The input |

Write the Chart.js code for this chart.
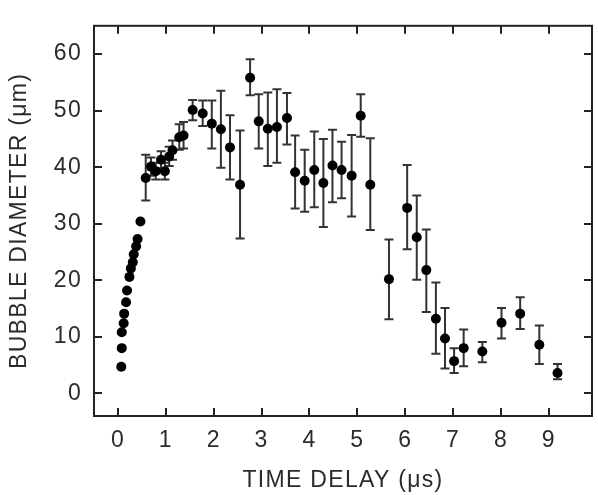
<!DOCTYPE html>
<html>
<head>
<meta charset="utf-8">
<script src="https://cdn.jsdelivr.net/npm/chart.js@4/dist/chart.umd.min.js"></script>
<style>
  html, body { margin: 0; padding: 0; background: #fff; }
  #wrap { width: 598px; height: 495px; }
</style>
</head>
<body>
<div id="wrap"><canvas id="c" width="598" height="495"></canvas></div>
<script>
// Time delay (µs)
const timeDelay = [0.07, 0.08, 0.08, 0.12, 0.13, 0.17, 0.19, 0.24, 0.27, 0.31, 0.33, 0.38, 0.41, 0.47,
  0.58, 0.69, 0.79, 0.90, 0.98, 1.07, 1.14, 1.28, 1.37, 1.56, 1.77, 1.96, 2.15, 2.34, 2.55,
  2.76, 2.94, 3.13, 3.32, 3.53, 3.70, 3.90, 4.10, 4.29, 4.48, 4.67, 4.88, 5.07, 5.27,
  5.66, 6.04, 6.24, 6.44, 6.64, 6.83, 7.02, 7.22, 7.61, 8.01, 8.40, 8.80, 9.18];
// Bubble diameter (µm)
const diameter = [4.7, 8.0, 10.8, 12.4, 14.1, 16.1, 18.2, 20.6, 22.1, 23.2, 24.6, 26.0, 27.3, 30.4,
  38.1, 40.1, 39.3, 41.3, 39.3, 41.9, 43.0, 45.3, 45.6, 50.1, 49.5, 47.7, 46.7, 43.5, 36.9,
  55.8, 48.1, 46.8, 47.1, 48.7, 39.1, 37.6, 39.5, 37.2, 40.3, 39.5, 38.5, 49.1, 36.9,
  20.2, 32.8, 27.6, 21.8, 13.2, 9.7, 5.7, 8.0, 7.4, 12.5, 14.1, 8.6, 3.6];
// Error bar lower ends (null = no bar)
const errLow = [null, null, null, null, null, null, null, null, null, null, null, null, null, null,
  34.1, 38.5, 37.8, 39.8, 37.8, 40.2, 41.3, 43.1, 43.3, 48.3, 47.3, 43.3, 39.9, 37.8, 27.4,
  52.7, 43.3, 40.2, 40.8, 44.0, 32.7, 32.1, 32.9, 29.4, 33.8, 34.5, 31.3, 45.4, 28.9,
  13.1, 25.5, 20.1, 14.4, 7.0, 4.4, 3.6, 4.8, 5.5, 9.7, 11.4, 5.2, 2.5];
// Error bar upper ends
const errHigh = [null, null, null, null, null, null, null, null, null, null, null, null, null, null,
  42.2, 41.7, 40.8, 42.8, 40.8, 43.6, 44.7, 47.6, 48.0, 51.9, 51.8, 51.8, 53.5, 49.2, 46.5,
  59.1, 52.9, 53.2, 53.8, 53.1, 45.6, 43.1, 46.3, 45.0, 46.6, 44.5, 45.7, 52.9, 45.1,
  27.2, 40.4, 35.0, 29.0, 19.6, 15.1, 8.0, 11.3, 9.1, 15.1, 17.0, 12.0, 5.2];
const xTicks = [0, 1, 2, 3, 4, 5, 6, 7, 8, 9];
const yTicks = [0, 10, 20, 30, 40, 50, 60];

const INK = '#222';
const TEXT = '#2b2b2b';
const FONT = { family: "'Liberation Sans', Arial, sans-serif", size: 23 };

const errorBarPlugin = {
  id: 'errorBars',
  beforeDatasetsDraw(chart) {
    const { ctx } = chart;
    const xs = chart.scales.x, ys = chart.scales.y;
    ctx.save();
    ctx.strokeStyle = '#333';
    ctx.lineWidth = 2;
    for (let i = 0; i < timeDelay.length; i++) {
      if (errLow[i] == null) continue;
      const px = xs.getPixelForValue(timeDelay[i]);
      const pLo = ys.getPixelForValue(errLow[i]);
      const pHi = ys.getPixelForValue(errHigh[i]);
      ctx.beginPath();
      ctx.moveTo(px, pLo); ctx.lineTo(px, pHi);
      ctx.moveTo(px - 4.5, pLo); ctx.lineTo(px + 4.5, pLo);
      ctx.moveTo(px - 4.5, pHi); ctx.lineTo(px + 4.5, pHi);
      ctx.stroke();
    }
    ctx.restore();
  }
};

const framePlugin = {
  id: 'frame',
  beforeDraw(chart) {
    chart.ctx.letterSpacing = '1.3px';
  },
  afterDraw(chart) {
    const { ctx, chartArea: a } = chart;
    const xs = chart.scales.x, ys = chart.scales.y;
    const L = 8;
    ctx.save();
    ctx.strokeStyle = INK;
    ctx.lineWidth = 2;
    ctx.strokeRect(a.left, a.top, a.right - a.left, a.bottom - a.top);
    ctx.beginPath();
    xTicks.forEach(v => {
      const p = Math.round(xs.getPixelForValue(v));
      ctx.moveTo(p, a.bottom); ctx.lineTo(p, a.bottom - L);
      ctx.moveTo(p, a.top); ctx.lineTo(p, a.top + L);
    });
    yTicks.forEach(v => {
      const p = Math.round(ys.getPixelForValue(v));
      ctx.moveTo(a.left, p); ctx.lineTo(a.left + L, p);
      ctx.moveTo(a.right, p); ctx.lineTo(a.right - L, p);
    });
    ctx.stroke();
    ctx.restore();
  }
};

new Chart(document.getElementById('c'), {
  type: 'scatter',
  data: {
    datasets: [{
      data: timeDelay.map((x, i) => ({ x, y: diameter[i] })),
      backgroundColor: '#000',
      borderColor: '#000',
      pointRadius: 5,
      pointBorderWidth: 0
    }]
  },
  options: {
    responsive: false,
    animation: false,
    devicePixelRatio: 1,
    layout: { padding: { top: 12, right: 6, bottom: 0, left: 0 } },
    plugins: { legend: { display: false }, tooltip: { enabled: false } },
    scales: {
      x: {
        type: 'linear', min: -0.5, max: 9.9,
        afterBuildTicks: s => { s.ticks = xTicks.map(v => ({ value: v })); },
        afterFit: s => { s.height = 79; },
        grid: { display: false, drawTicks: false },
        border: { display: false },
        ticks: { font: FONT, color: TEXT, padding: 11, maxRotation: 0, autoSkip: false },
        title: { display: true, text: 'TIME DELAY (\u03bcs)', font: FONT, color: TEXT, padding: { top: 0, bottom: 1 } }
      },
      y: {
        type: 'linear', min: -4, max: 65,
        afterBuildTicks: s => { s.ticks = yTicks.map(v => ({ value: v })); },
        afterFit: s => { s.width = 94; },
        grid: { display: false, drawTicks: false },
        border: { display: false },
        ticks: { font: FONT, color: TEXT, padding: 12, autoSkip: false },
        title: { display: true, text: 'BUBBLE DIAMETER (\u03bcm)', font: FONT, color: TEXT, padding: { top: 6, bottom: 0 } }
      }
    }
  },
  plugins: [errorBarPlugin, framePlugin]
});
</script>
</body>
</html>
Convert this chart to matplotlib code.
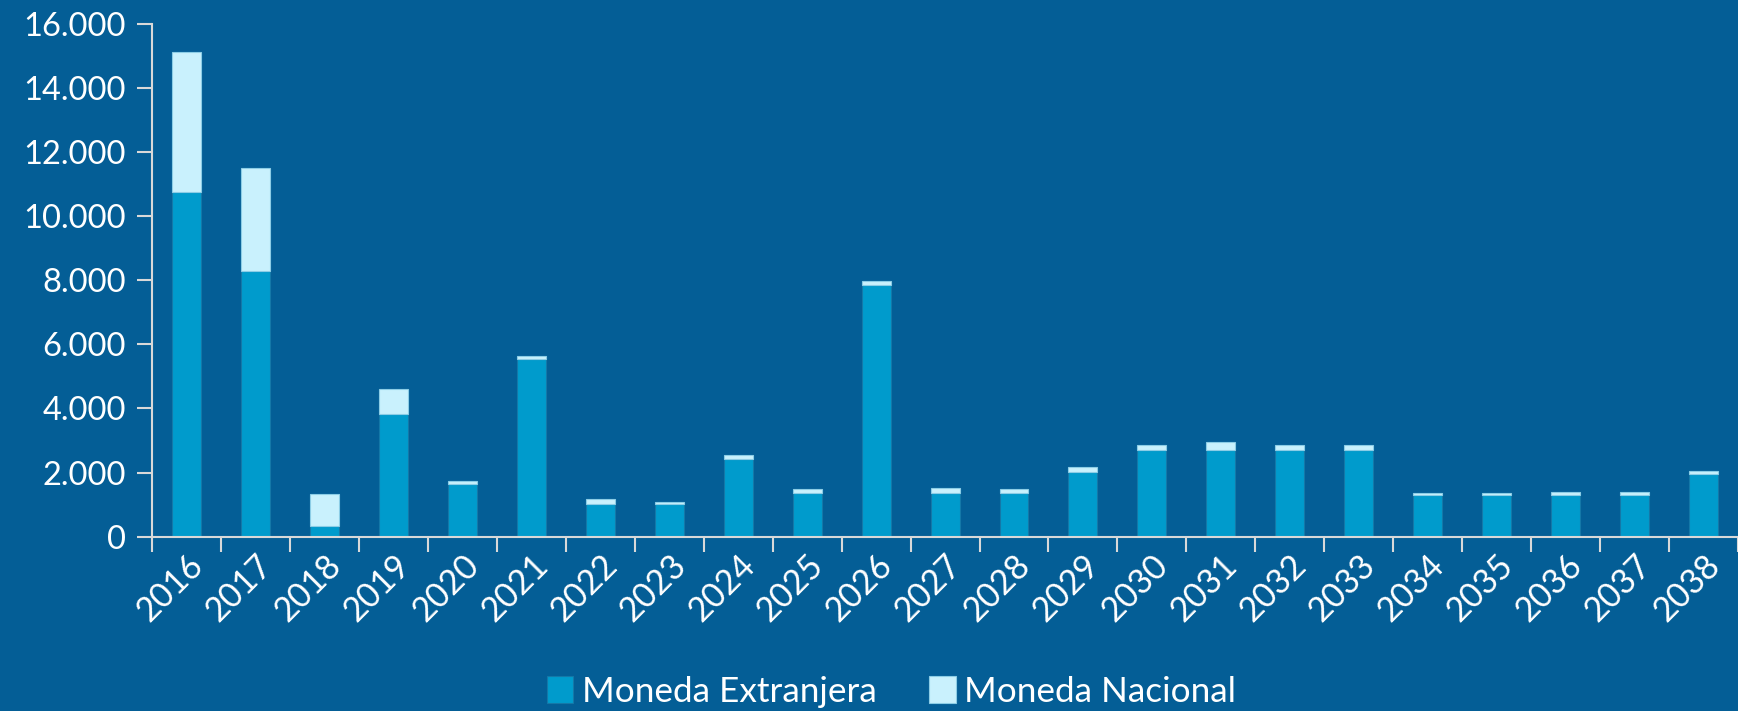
import numpy as np
import matplotlib.pyplot as plt
from matplotlib.ticker import FuncFormatter, FixedLocator

years = [str(y) for y in range(2016, 2039)]

# values (millions)
moneda_extranjera = [10750, 8300, 340, 3840, 1640, 5550, 1030, 1020, 2420, 1360,
                     7860, 1360, 1360, 2010, 2690, 2690, 2690, 2690, 1290, 1290,
                     1290, 1290, 1950]
moneda_nacional = [4390, 3200, 980, 780, 110, 100, 140, 50, 120, 110,
                   110, 150, 110, 150, 160, 250, 160, 160, 70, 70,
                   100, 100, 110]

bg = '#045E96'
c_ext = '#009BCC'
c_nac = '#C9F1FD'
fg = 'white'

plt.rcParams['font.family'] = ['Lato', 'DejaVu Sans']

fig = plt.figure(figsize=(17.38, 7.11), dpi=100, facecolor=bg)
ax = fig.add_axes([0.0875, 0.2454, 0.9125, 0.7203], facecolor=bg)

x = np.arange(len(years))
w = 0.42
ax.bar(x, moneda_extranjera, w, color=c_ext, edgecolor='#1478A8', linewidth=0.8,
       label='Moneda Extranjera')
ax.bar(x, moneda_nacional, w, bottom=moneda_extranjera, color=c_nac,
       edgecolor='#8CCDE6', linewidth=0.8, label='Moneda Nacional')

ax.set_xlim(-0.5, len(years) - 0.5)
ax.set_ylim(0, 16000)
ax.set_yticks(range(0, 16001, 2000))
ax.yaxis.set_major_formatter(FuncFormatter(lambda v, p: f'{int(v):,}'.replace(',', '.')))

# labels at the centres, tick marks at the boundaries
ax.set_xticks(x)
ax.set_xticklabels(years, rotation=45, ha='right', rotation_mode='anchor')
ax.xaxis.set_minor_locator(FixedLocator(np.arange(-0.5, len(years), 1.0)))
ax.tick_params(axis='x', which='major', length=0, pad=9, labelsize=24.5, labelcolor=fg)
ax.tick_params(axis='x', which='minor', length=11, width=1.5, color='#D9D9D9', direction='out')
ax.tick_params(axis='y', length=11, width=1.5, color='#D9D9D9', labelsize=23.5,
               labelcolor=fg, pad=8)

for s in ['top', 'right']:
    ax.spines[s].set_visible(False)
for s in ['left', 'bottom']:
    ax.spines[s].set_color('#D9D9D9')
    ax.spines[s].set_linewidth(1.5)

leg = fig.legend(loc='lower center', bbox_to_anchor=(0.513, -0.04), ncol=2, frameon=False,
                 fontsize=25.3, handlelength=0.75, handleheight=0.8, handletextpad=0.25,
                 columnspacing=1.5)
for t in leg.get_texts():
    t.set_color(fg)

fig.savefig('out.png', dpi=100, facecolor=bg)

What the exercise asks | The material above holds pictures; leave them out. Repeat exactly the lines from the one containing "Convert this chart to matplotlib code." through the one containing "ax.spines[s].set_linewidth(1.5)", and nothing else.

Correct output |
Convert this chart to matplotlib code.
import numpy as np
import matplotlib.pyplot as plt
from matplotlib.ticker import FuncFormatter, FixedLocator

years = [str(y) for y in range(2016, 2039)]

# values (millions)
moneda_extranjera = [10750, 8300, 340, 3840, 1640, 5550, 1030, 1020, 2420, 1360,
                     7860, 1360, 1360, 2010, 2690, 2690, 2690, 2690, 1290, 1290,
                     1290, 1290, 1950]
moneda_nacional = [4390, 3200, 980, 780, 110, 100, 140, 50, 120, 110,
                   110, 150, 110, 150, 160, 250, 160, 160, 70, 70,
                   100, 100, 110]

bg = '#045E96'
c_ext = '#009BCC'
c_nac = '#C9F1FD'
fg = 'white'

plt.rcParams['font.family'] = ['Lato', 'DejaVu Sans']

fig = plt.figure(figsize=(17.38, 7.11), dpi=100, facecolor=bg)
ax = fig.add_axes([0.0875, 0.2454, 0.9125, 0.7203], facecolor=bg)

x = np.arange(len(years))
w = 0.42
ax.bar(x, moneda_extranjera, w, color=c_ext, edgecolor='#1478A8', linewidth=0.8,
       label='Moneda Extranjera')
ax.bar(x, moneda_nacional, w, bottom=moneda_extranjera, color=c_nac,
       edgecolor='#8CCDE6', linewidth=0.8, label='Moneda Nacional')

ax.set_xlim(-0.5, len(years) - 0.5)
ax.set_ylim(0, 16000)
ax.set_yticks(range(0, 16001, 2000))
ax.yaxis.set_major_formatter(FuncFormatter(lambda v, p: f'{int(v):,}'.replace(',', '.')))

# labels at the centres, tick marks at the boundaries
ax.set_xticks(x)
ax.set_xticklabels(years, rotation=45, ha='right', rotation_mode='anchor')
ax.xaxis.set_minor_locator(FixedLocator(np.arange(-0.5, len(years), 1.0)))
ax.tick_params(axis='x', which='major', length=0, pad=9, labelsize=24.5, labelcolor=fg)
ax.tick_params(axis='x', which='minor', length=11, width=1.5, color='#D9D9D9', direction='out')
ax.tick_params(axis='y', length=11, width=1.5, color='#D9D9D9', labelsize=23.5,
               labelcolor=fg, pad=8)

for s in ['top', 'right']:
    ax.spines[s].set_visible(False)
for s in ['left', 'bottom']:
    ax.spines[s].set_color('#D9D9D9')
    ax.spines[s].set_linewidth(1.5)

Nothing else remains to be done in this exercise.